Token-Level Density-Based Uncertainty Quantification Methods for Eliciting Truthfulness of Large Language Models Permalink

April 30, 2025

Talk, NAACL-2025, oral, Albuquerque, New Mexico

Uncertainty quantification (UQ) is a prominent approach for eliciting truthful answers from large language models (LLMs). To date, information-based and consistency-based UQ have been the dominant UQ methods for text generation via LLMs. Density-based methods, despite being very effective for UQ in text classification with encoder-based models, have not been very successful with generative LLMs. In this work, we adapt Mahalanobis Distance (MD) – a well-established UQ technique in classification tasks – for text generation and introduce a new supervised UQ method. Our method extracts token embeddings from multiple layers of LLMs, computes MD scores for each token, and uses linear regression trained on these features to provide robust uncertainty scores. Through extensive experiments on eleven datasets, we demonstrate that our approach substantially improves over existing UQ methods, providing accurate and computationally efficient uncertainty scores for both sequence-level selective generation and claim-level fact-checking tasks. Our method also exhibits strong generalization to out-of-domain data, making it suitable for a wide range of LLM-based applications.

Inference-Time Selective Debiasing to Enhance Fairness in Text Classification Models Permalink

April 30, 2025

Talk, NAACL-2025, oral, Albuquerque, New Mexico

We propose selective debiasing – an inference-time safety mechanism designed to enhance the overall model quality in terms of prediction performance and fairness, especially in scenarios where retraining the model is impractical. The method draws inspiration from selective classification, where at inference time, predictions with low quality, as indicated by their uncertainty scores, are discarded. In our approach, we identify the potentially biased model predictions and, instead of discarding them, we remove bias from these predictions using LEACE – a post-processing debiasing method. To select problematic predictions, we propose a bias quantification approach based on KL divergence, which achieves better results than standard uncertainty quantification methods.
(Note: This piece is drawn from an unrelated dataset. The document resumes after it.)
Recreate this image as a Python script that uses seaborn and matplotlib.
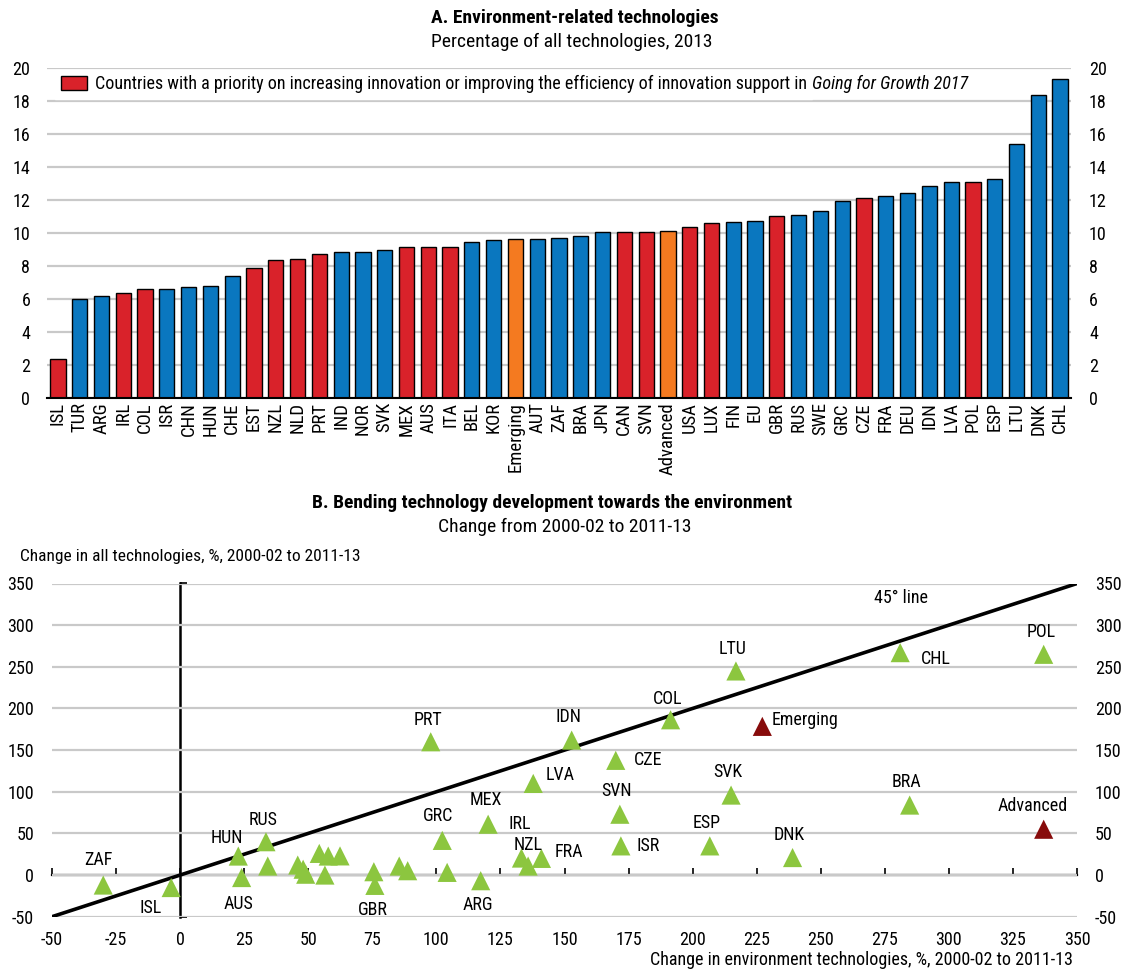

Experiments on text classification datasets with encoder-based classification models demonstrate that selective debiasing helps to reduce the performance gap between post-processing methods and debiasing techniques from the at-training and pre-processing categories.

M4: Multi-generator, Multi-domain, and Multi-lingual Black-Box Machine-Generated Text Detection Permalink

April 30, 2024

Talk, EACL-2024, oral, St. Julian’s, Malta

🏆 Resource Paper Award
Large language models (LLMs) have demonstrated remarkable capability to generate fluent responses to a wide variety of user queries. However, this has also raised concerns about the potential misuse of such texts in journalism, education, and academia. In this study, we strive to create automated systems that can detect machine-generated texts and pinpoint potential misuse. We first introduce a large-scale benchmark M4, which is a multi-generator, multi-domain, and multi-lingual corpus for machine-generated text detection. Through an extensive empirical study of this dataset, we show that it is challenging for detectors to generalize well on instances from unseen domains or LLMs. In such cases, detectors tend to misclassify machine-generated text as human-written. These results show that the problem is far from solved and that there is a lot of room for improvement. We believe that our dataset will enable future research towards more robust approaches to this pressing societal problem.